- **What needs to be done**
Without including any pictures, write out the listing below exactly.

#####

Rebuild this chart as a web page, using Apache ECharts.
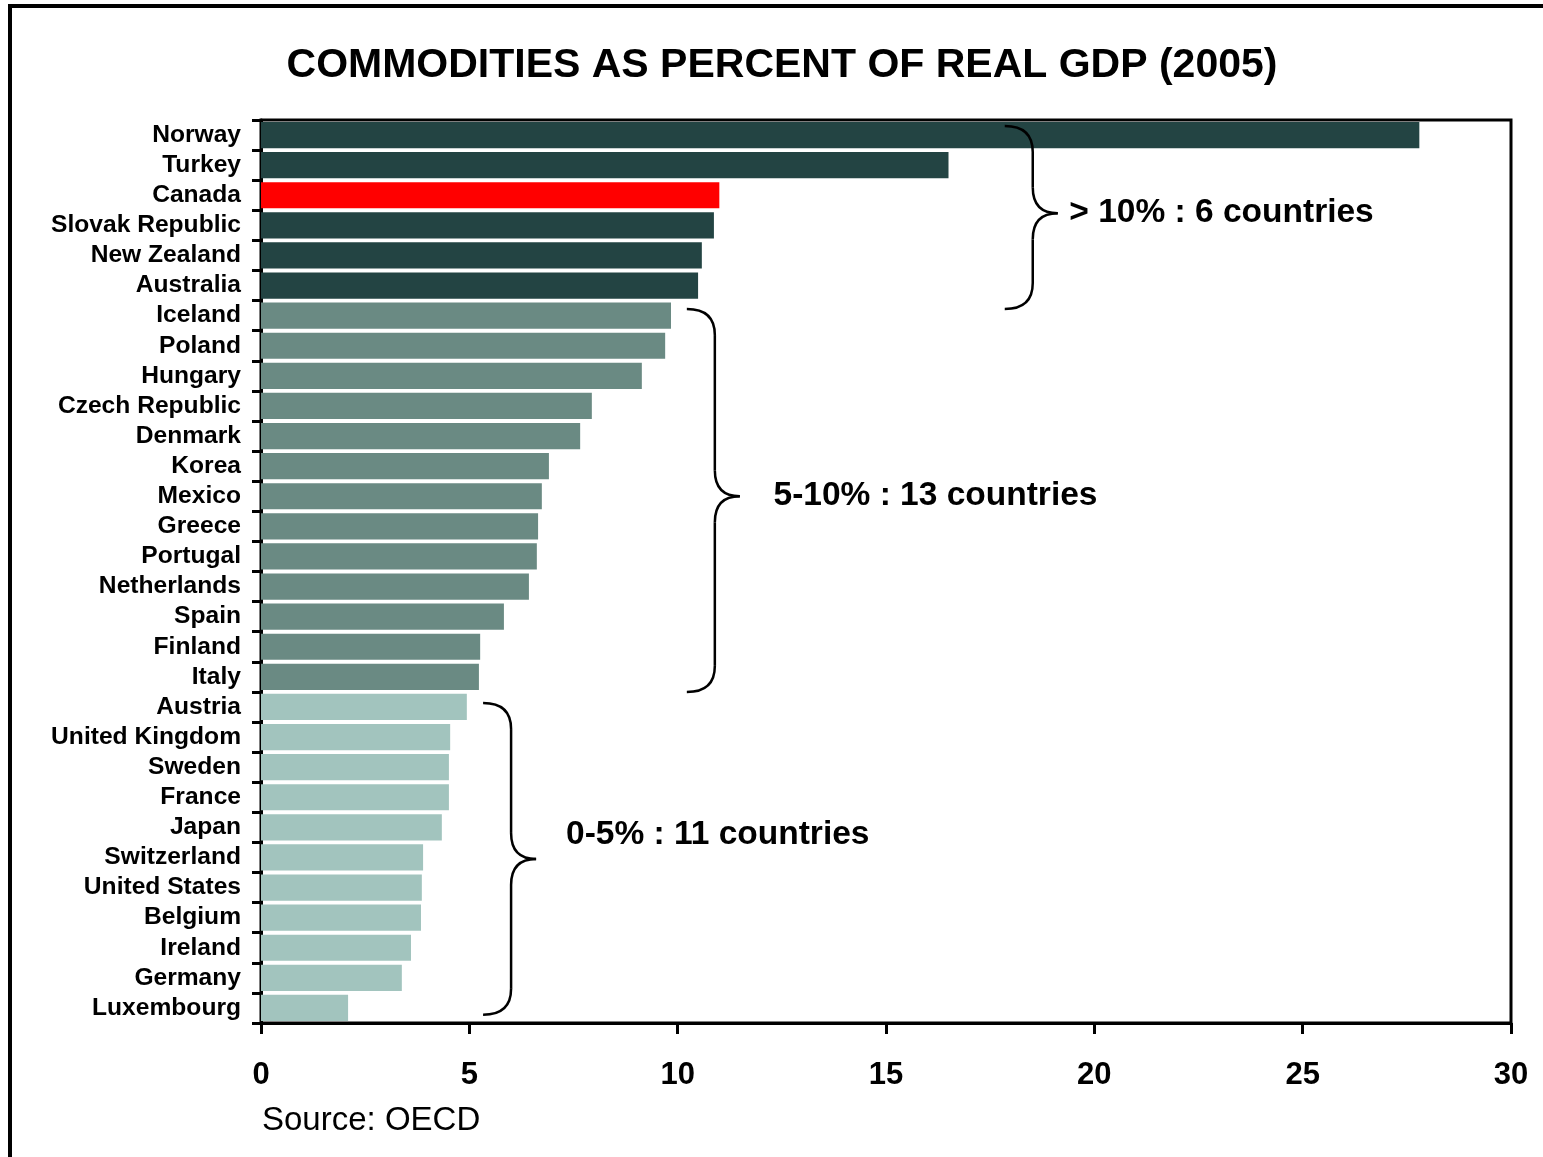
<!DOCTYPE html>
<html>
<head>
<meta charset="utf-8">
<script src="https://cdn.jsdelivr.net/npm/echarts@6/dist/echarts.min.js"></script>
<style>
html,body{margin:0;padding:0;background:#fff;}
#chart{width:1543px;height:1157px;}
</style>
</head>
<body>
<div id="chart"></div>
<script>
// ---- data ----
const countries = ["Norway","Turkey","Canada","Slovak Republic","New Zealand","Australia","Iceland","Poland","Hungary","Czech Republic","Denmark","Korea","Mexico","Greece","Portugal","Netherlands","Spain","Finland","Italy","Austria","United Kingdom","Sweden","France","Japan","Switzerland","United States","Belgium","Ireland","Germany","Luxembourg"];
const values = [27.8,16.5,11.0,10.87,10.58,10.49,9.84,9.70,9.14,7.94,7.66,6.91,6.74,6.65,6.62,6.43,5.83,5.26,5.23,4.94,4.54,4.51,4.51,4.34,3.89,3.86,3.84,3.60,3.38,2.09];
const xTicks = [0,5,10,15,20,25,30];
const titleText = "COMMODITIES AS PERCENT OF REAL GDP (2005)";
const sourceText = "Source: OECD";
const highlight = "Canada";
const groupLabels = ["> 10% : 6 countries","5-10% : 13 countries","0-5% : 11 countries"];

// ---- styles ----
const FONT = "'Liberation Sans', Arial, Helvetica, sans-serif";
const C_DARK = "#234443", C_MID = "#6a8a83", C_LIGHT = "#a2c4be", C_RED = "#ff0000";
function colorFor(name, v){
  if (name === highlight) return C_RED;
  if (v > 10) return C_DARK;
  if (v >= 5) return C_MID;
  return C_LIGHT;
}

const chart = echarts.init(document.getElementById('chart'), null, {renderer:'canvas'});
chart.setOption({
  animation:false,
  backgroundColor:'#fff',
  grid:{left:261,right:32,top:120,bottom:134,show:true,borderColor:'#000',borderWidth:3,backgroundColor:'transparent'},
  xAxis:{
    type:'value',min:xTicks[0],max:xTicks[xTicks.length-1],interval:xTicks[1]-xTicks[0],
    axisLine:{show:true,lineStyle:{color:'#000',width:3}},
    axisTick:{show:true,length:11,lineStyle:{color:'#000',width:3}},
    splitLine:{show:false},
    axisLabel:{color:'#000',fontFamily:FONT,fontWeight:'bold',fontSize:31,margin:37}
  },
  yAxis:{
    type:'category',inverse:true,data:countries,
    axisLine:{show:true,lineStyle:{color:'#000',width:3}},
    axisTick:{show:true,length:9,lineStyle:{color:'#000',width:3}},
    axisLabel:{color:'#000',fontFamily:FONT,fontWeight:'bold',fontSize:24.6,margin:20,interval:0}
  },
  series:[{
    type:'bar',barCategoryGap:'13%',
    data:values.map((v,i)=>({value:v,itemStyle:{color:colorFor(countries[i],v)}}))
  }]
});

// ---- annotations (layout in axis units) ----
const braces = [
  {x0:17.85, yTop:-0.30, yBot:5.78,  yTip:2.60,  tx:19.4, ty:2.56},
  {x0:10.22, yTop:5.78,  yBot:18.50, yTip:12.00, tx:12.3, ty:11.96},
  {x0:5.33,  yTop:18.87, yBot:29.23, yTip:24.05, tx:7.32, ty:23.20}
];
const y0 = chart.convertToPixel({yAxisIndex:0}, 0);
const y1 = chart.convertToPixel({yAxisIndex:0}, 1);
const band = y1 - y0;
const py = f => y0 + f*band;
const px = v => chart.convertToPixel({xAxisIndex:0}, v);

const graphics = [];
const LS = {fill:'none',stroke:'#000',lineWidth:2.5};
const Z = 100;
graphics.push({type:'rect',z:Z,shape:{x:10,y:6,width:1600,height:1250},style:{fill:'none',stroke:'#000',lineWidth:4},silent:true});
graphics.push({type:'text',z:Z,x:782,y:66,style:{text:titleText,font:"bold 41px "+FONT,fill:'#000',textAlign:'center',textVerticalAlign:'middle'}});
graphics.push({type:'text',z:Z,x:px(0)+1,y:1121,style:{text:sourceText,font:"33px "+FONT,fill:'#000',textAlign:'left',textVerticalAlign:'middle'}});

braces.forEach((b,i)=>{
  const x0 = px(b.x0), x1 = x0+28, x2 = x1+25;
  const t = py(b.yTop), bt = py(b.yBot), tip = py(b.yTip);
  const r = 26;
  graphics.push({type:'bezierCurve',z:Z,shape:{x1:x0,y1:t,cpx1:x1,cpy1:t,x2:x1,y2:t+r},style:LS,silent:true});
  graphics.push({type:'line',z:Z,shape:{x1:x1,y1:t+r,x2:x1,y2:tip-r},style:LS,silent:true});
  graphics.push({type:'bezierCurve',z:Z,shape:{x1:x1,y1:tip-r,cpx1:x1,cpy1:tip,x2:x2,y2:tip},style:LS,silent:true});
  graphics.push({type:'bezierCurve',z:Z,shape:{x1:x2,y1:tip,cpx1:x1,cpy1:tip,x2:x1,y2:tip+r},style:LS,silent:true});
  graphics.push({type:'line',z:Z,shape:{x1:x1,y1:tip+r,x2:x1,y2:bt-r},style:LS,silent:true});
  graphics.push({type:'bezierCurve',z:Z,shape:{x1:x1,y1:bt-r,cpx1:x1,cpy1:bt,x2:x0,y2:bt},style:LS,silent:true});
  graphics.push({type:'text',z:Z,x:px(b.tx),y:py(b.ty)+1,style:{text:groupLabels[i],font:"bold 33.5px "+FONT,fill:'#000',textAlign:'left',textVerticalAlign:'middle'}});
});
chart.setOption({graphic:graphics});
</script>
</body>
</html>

#####

- **Task result**
Rebuild this chart as a web page, using Apache ECharts.
<!DOCTYPE html>
<html>
<head>
<meta charset="utf-8">
<script src="https://cdn.jsdelivr.net/npm/echarts@6/dist/echarts.min.js"></script>
<style>
html,body{margin:0;padding:0;background:#fff;}
#chart{width:1543px;height:1157px;}
</style>
</head>
<body>
<div id="chart"></div>
<script>
// ---- data ----
const countries = ["Norway","Turkey","Canada","Slovak Republic","New Zealand","Australia","Iceland","Poland","Hungary","Czech Republic","Denmark","Korea","Mexico","Greece","Portugal","Netherlands","Spain","Finland","Italy","Austria","United Kingdom","Sweden","France","Japan","Switzerland","United States","Belgium","Ireland","Germany","Luxembourg"];
const values = [27.8,16.5,11.0,10.87,10.58,10.49,9.84,9.70,9.14,7.94,7.66,6.91,6.74,6.65,6.62,6.43,5.83,5.26,5.23,4.94,4.54,4.51,4.51,4.34,3.89,3.86,3.84,3.60,3.38,2.09];
const xTicks = [0,5,10,15,20,25,30];
const titleText = "COMMODITIES AS PERCENT OF REAL GDP (2005)";
const sourceText = "Source: OECD";
const highlight = "Canada";
const groupLabels = ["> 10% : 6 countries","5-10% : 13 countries","0-5% : 11 countries"];

// ---- styles ----
const FONT = "'Liberation Sans', Arial, Helvetica, sans-serif";
const C_DARK = "#234443", C_MID = "#6a8a83", C_LIGHT = "#a2c4be", C_RED = "#ff0000";
function colorFor(name, v){
  if (name === highlight) return C_RED;
  if (v > 10) return C_DARK;
  if (v >= 5) return C_MID;
  return C_LIGHT;
}

const chart = echarts.init(document.getElementById('chart'), null, {renderer:'canvas'});
chart.setOption({
  animation:false,
  backgroundColor:'#fff',
  grid:{left:261,right:32,top:120,bottom:134,show:true,borderColor:'#000',borderWidth:3,backgroundColor:'transparent'},
  xAxis:{
    type:'value',min:xTicks[0],max:xTicks[xTicks.length-1],interval:xTicks[1]-xTicks[0],
    axisLine:{show:true,lineStyle:{color:'#000',width:3}},
    axisTick:{show:true,length:11,lineStyle:{color:'#000',width:3}},
    splitLine:{show:false},
    axisLabel:{color:'#000',fontFamily:FONT,fontWeight:'bold',fontSize:31,margin:37}
  },
  yAxis:{
    type:'category',inverse:true,data:countries,
    axisLine:{show:true,lineStyle:{color:'#000',width:3}},
    axisTick:{show:true,length:9,lineStyle:{color:'#000',width:3}},
    axisLabel:{color:'#000',fontFamily:FONT,fontWeight:'bold',fontSize:24.6,margin:20,interval:0}
  },
  series:[{
    type:'bar',barCategoryGap:'13%',
    data:values.map((v,i)=>({value:v,itemStyle:{color:colorFor(countries[i],v)}}))
  }]
});

// ---- annotations (layout in axis units) ----
const braces = [
  {x0:17.85, yTop:-0.30, yBot:5.78,  yTip:2.60,  tx:19.4, ty:2.56},
  {x0:10.22, yTop:5.78,  yBot:18.50, yTip:12.00, tx:12.3, ty:11.96},
  {x0:5.33,  yTop:18.87, yBot:29.23, yTip:24.05, tx:7.32, ty:23.20}
];
const y0 = chart.convertToPixel({yAxisIndex:0}, 0);
const y1 = chart.convertToPixel({yAxisIndex:0}, 1);
const band = y1 - y0;
const py = f => y0 + f*band;
const px = v => chart.convertToPixel({xAxisIndex:0}, v);

const graphics = [];
const LS = {fill:'none',stroke:'#000',lineWidth:2.5};
const Z = 100;
graphics.push({type:'rect',z:Z,shape:{x:10,y:6,width:1600,height:1250},style:{fill:'none',stroke:'#000',lineWidth:4},silent:true});
graphics.push({type:'text',z:Z,x:782,y:66,style:{text:titleText,font:"bold 41px "+FONT,fill:'#000',textAlign:'center',textVerticalAlign:'middle'}});
graphics.push({type:'text',z:Z,x:px(0)+1,y:1121,style:{text:sourceText,font:"33px "+FONT,fill:'#000',textAlign:'left',textVerticalAlign:'middle'}});

braces.forEach((b,i)=>{
  const x0 = px(b.x0), x1 = x0+28, x2 = x1+25;
  const t = py(b.yTop), bt = py(b.yBot), tip = py(b.yTip);
  const r = 26;
  graphics.push({type:'bezierCurve',z:Z,shape:{x1:x0,y1:t,cpx1:x1,cpy1:t,x2:x1,y2:t+r},style:LS,silent:true});
  graphics.push({type:'line',z:Z,shape:{x1:x1,y1:t+r,x2:x1,y2:tip-r},style:LS,silent:true});
  graphics.push({type:'bezierCurve',z:Z,shape:{x1:x1,y1:tip-r,cpx1:x1,cpy1:tip,x2:x2,y2:tip},style:LS,silent:true});
  graphics.push({type:'bezierCurve',z:Z,shape:{x1:x2,y1:tip,cpx1:x1,cpy1:tip,x2:x1,y2:tip+r},style:LS,silent:true});
  graphics.push({type:'line',z:Z,shape:{x1:x1,y1:tip+r,x2:x1,y2:bt-r},style:LS,silent:true});
  graphics.push({type:'bezierCurve',z:Z,shape:{x1:x1,y1:bt-r,cpx1:x1,cpy1:bt,x2:x0,y2:bt},style:LS,silent:true});
  graphics.push({type:'text',z:Z,x:px(b.tx),y:py(b.ty)+1,style:{text:groupLabels[i],font:"bold 33.5px "+FONT,fill:'#000',textAlign:'left',textVerticalAlign:'middle'}});
});
chart.setOption({graphic:graphics});
</script>
</body>
</html>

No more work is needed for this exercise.